Play dressup with virtual paper dolls
VIRTUAL STYLE | Online, paper dolls are having a high-fashion moment
It’s hip to be square. It’s trendy to be untrendy. Or retro. Whatever you want to call it, at the moment, there’s no avoiding one simple fact: Everything that’s out is in again.
But it’s one thing to see a kitschy revival of a movie like the Stepford Wives – a film that attempts to turn conventional female stereotypes on their heads – and another to see a resurgence in the popularity of something as démodé as paper dolls.
You remember those, don’t you? With their perfectly perforated edges and full skirts, paper dolls were a favourite gift of grannies, oh, about 30 years ago.
The earliest mass-produced versions of paper dolls appeared in the late 1800s.
They came with names like Dottie Dimple and Pansy Blossom. By the 1970s, the whole Barbie clan could be cut and dressed (including Skipper, Midge, and even Ken). [A not-bad history of paper dolls is here.]
But despite massive changes over the years, one thing about paper dolls stayed the same: they were almost exclusively marketed to girls.
It’s odd really, particularly when you consider that so many of the historically notable fashion designers and stylists (Christian Dior, Thierry Hermes, and Hubert de Givenchy to name a few) have been men, but the childhood occupation of dressing and styling paper dolls has always been uniquely female.
But if you log on to www.paperdollheaven.com, a Finnish website, you’ll discover virtual paper dolls.
Designed for paper-doll lovers, male or female, it’s become a hit with celebrity-hound kids, and is being talked about on high-style bulletin boards like luxe.com, where fashionistas trade information on couture.
Finnish artist Liisa Wrang is behind the site, which gets up to 100,000 hits a day.
In an e-mail interview from her home, she explains that visitors to the site can choose from a variety of celebrity paper dolls (hold the paper) and dress them in a range of outfits, all drawn by Wrang herself.
The painterly illustrations have a striking pop-art-influenced quality.
Playing with the dolls is a click and drag activity. It’s environmentally friendly, free, and a fresh alternative to solitaire. It’s also a non-violent computer game that is as relevant to pop culture junkies as it is to kids. (Who wouldn’t want to see Becks in his underwear and dress him up?)
As a child, Wrang regularly made paper dolls for her sister, at one point discovering that she’d made more than 200. After discovering how easy it is to draw with software and posting her first virtual doll online, she began receiving letters asking her to do more.
“And here I am,” she says. “Doing more.”
Though she insists it’s just a hobby, these virtual paper dolls obviously taken a huge amount of time.
And already a busy mother of five, Liisa admits the site’s popularity has taken its toll in recently months.
“The maintenance is costing more and more due to the high visiting rates. I’ll have to start thinking about having some kind of content-related advertisement to cover the costs,” she says. “The stats are growing all the time.”
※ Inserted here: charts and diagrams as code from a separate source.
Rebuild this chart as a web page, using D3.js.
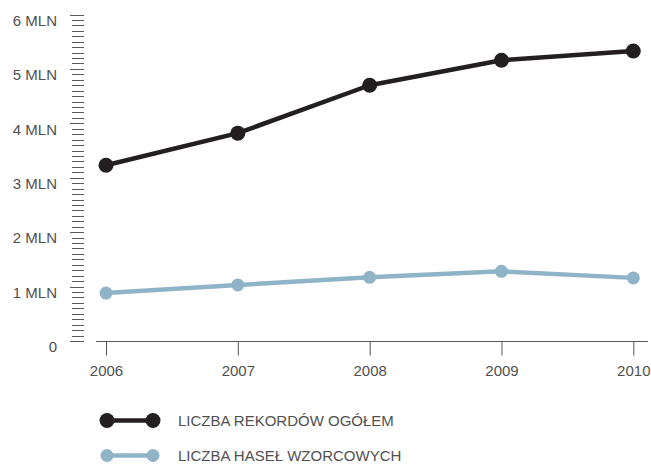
<!DOCTYPE html>
<html><head><meta charset="utf-8">
<script src="https://cdn.jsdelivr.net/npm/d3@7"></script>
<style>body{margin:0;background:#fff}svg{display:block}text{font-family:"Liberation Sans",Arial,sans-serif;font-weight:normal;fill:#505050}</style>
</head><body><svg id="c" width="651" height="464"></svg>
<script>
const years = [2006, 2007, 2008, 2009, 2010];
const rekordy = [3.23, 3.82, 4.70, 5.16, 5.33];
const hasla = [0.88, 1.03, 1.17, 1.28, 1.16];
const yTicks = [0, 1, 2, 3, 4, 5, 6];
const yTickLabels = ["0", "1 MLN", "2 MLN", "3 MLN", "4 MLN", "5 MLN", "6 MLN"];
const seriesNames = ["LICZBA REKORDÓW OGÓŁEM", "LICZBA HASEŁ WZORCOWYCH"];
const colors = ["#231f20", "#90b4c7"];

const svg = d3.select("#c");
const x = d3.scaleLinear().domain([2006, 2010]).range([106, 633.3]);
const y = d3.scaleLinear().domain([0, 6]).range([341, 14.5]);
const FS = 15;

// y axis minor ticks
const minor = d3.range(0, 61).map(i => i / 10);
svg.append("g").selectAll("line").data(minor).join("line")
  .attr("x1", d => (Math.round(d * 10) % 10 === 0) ? 70 : 72).attr("x2", 84)
  .attr("y1", d => Math.round(y(d)) + 0.5).attr("y2", d => Math.round(y(d)) + 0.5)
  .attr("stroke", "#5a5a5a").attr("stroke-width", 1);
svg.append("g").selectAll("text").data(yTicks).join("text")
  .attr("x", 57).attr("y", d => y(d) + 6).attr("dy", "0.35em")
  .attr("text-anchor", "end").attr("font-size", FS).text((d, i) => yTickLabels[i]);

// x axis
const xAxis = d3.axisBottom(x).tickValues(years).tickFormat(d3.format("d")).tickSize(14).tickPadding(10);
const gx = svg.append("g").attr("transform", "translate(0,341.5)").call(xAxis);
gx.select(".domain").attr("d", "M96,0H648").attr("stroke", "#555");
gx.selectAll(".tick line").attr("stroke", "#555");
gx.selectAll(".tick text").attr("font-size", FS).attr("fill", "#505050").style("font-family", "'Liberation Sans',Arial,sans-serif");

// series
const line = d3.line().x((d, i) => x(years[i])).y(d => y(d));
[[rekordy, 7.5], [hasla, 6.5]].forEach(([vals, r], k) => {
  svg.append("path").attr("d", line(vals)).attr("fill", "none")
    .attr("stroke", colors[k]).attr("stroke-width", 4.5).attr("stroke-linejoin", "round");
  svg.append("g").selectAll("circle").data(vals).join("circle")
    .attr("cx", (d, i) => x(years[i])).attr("cy", d => y(d)).attr("r", r).attr("fill", colors[k]);
});

// legend
const legY = [420.5, 455.5];
seriesNames.forEach((name, k) => {
  const g = svg.append("g");
  g.append("line").attr("x1", 107).attr("x2", 153).attr("y1", legY[k]).attr("y2", legY[k])
    .attr("stroke", colors[k]).attr("stroke-width", 4.5);
  g.selectAll("circle").data([107, 153]).join("circle").attr("cx", d => d).attr("cy", legY[k])
    .attr("r", k === 0 ? 7.5 : 6.5).attr("fill", colors[k]);
  g.append("text").attr("x", 178).attr("y", legY[k]).attr("dy", "0.35em").attr("font-size", FS).text(name);
});
</script></body></html>
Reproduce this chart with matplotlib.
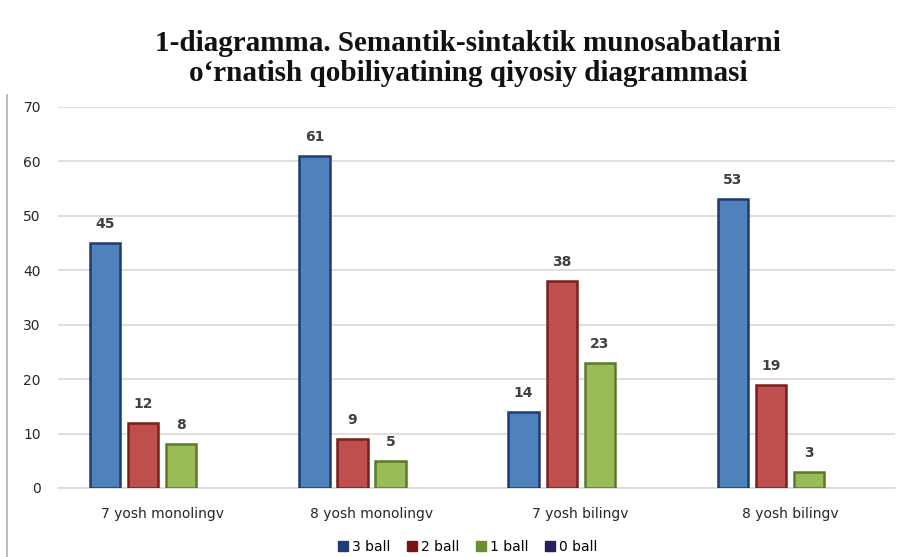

While it may be difficult, maintaining the free-for-users nature of the site is important to Wrang. A few years ago she noticed that computer games and activities seemed primarily dominated by and marketed to boys. (Shoot-em-up and male-dominated sports games are still some of the industry’s top sellers.)
“I thought there must be something more positive and harmless for girls [to do online] … and I was thinking that girls haven’t changed that much. They love clothes.”
Paperdollheaven caters primarily to girls aged six to 18, and their feedback helps drive the site’s content.
“If there are a hundred requests for Orlando Bloom, it’s not that hard to decide on what doll to make next. Sadly, there’s not enough time to make every doll that’s being requested.”
At the moment, the site features all the hottest young Hollywood stars and couples. Mary Kate and Ashley are there, as are David and Victoria “Posh Spice” Beckham, for example, but not all the dolls are so mainstream. Calista Flockhart and Eliza Dushku are both available, as is former newscaster, Crown Princess Letizia of Spain. Even Dame Edna is in attendance, complete with bejewelled spectacles in a variety of colours.
“It’s funny and silly and terrible all at the same time,” says 23-year old user Patricia Ambrogi. “Mostly funny, though.”
That said, it’s not something she’s addicted to. “It sort of makes me feel like a kid again, but it’s not really something I’m going to do [a lot of] in my spare time – visit the site and dress up J.Lo or whatever … it would be better if I could dress up a virtual version of myself.”
And who knows. That might be next.
“Everyone seems to have their own favourite celebrities,” Wrang says.
As to what choosing a particularly celebrity might say about you, she won’t postulate, but what is certain is that “96 percent of the [site’s] visitors come from North America.” Contemporary North American kids seem obsessed with celebrities and fashion – and the popularity of the site is an expression of that trend.
It’s also an expression of the retro invasion. But since paper dolls have never really been out of fashion, it isn’t as much of a surprise as, say, the reappearance of leg warmers. And while it may seem like a juvenile pastime, and it may be girly, it’s also fun. Just ask granny.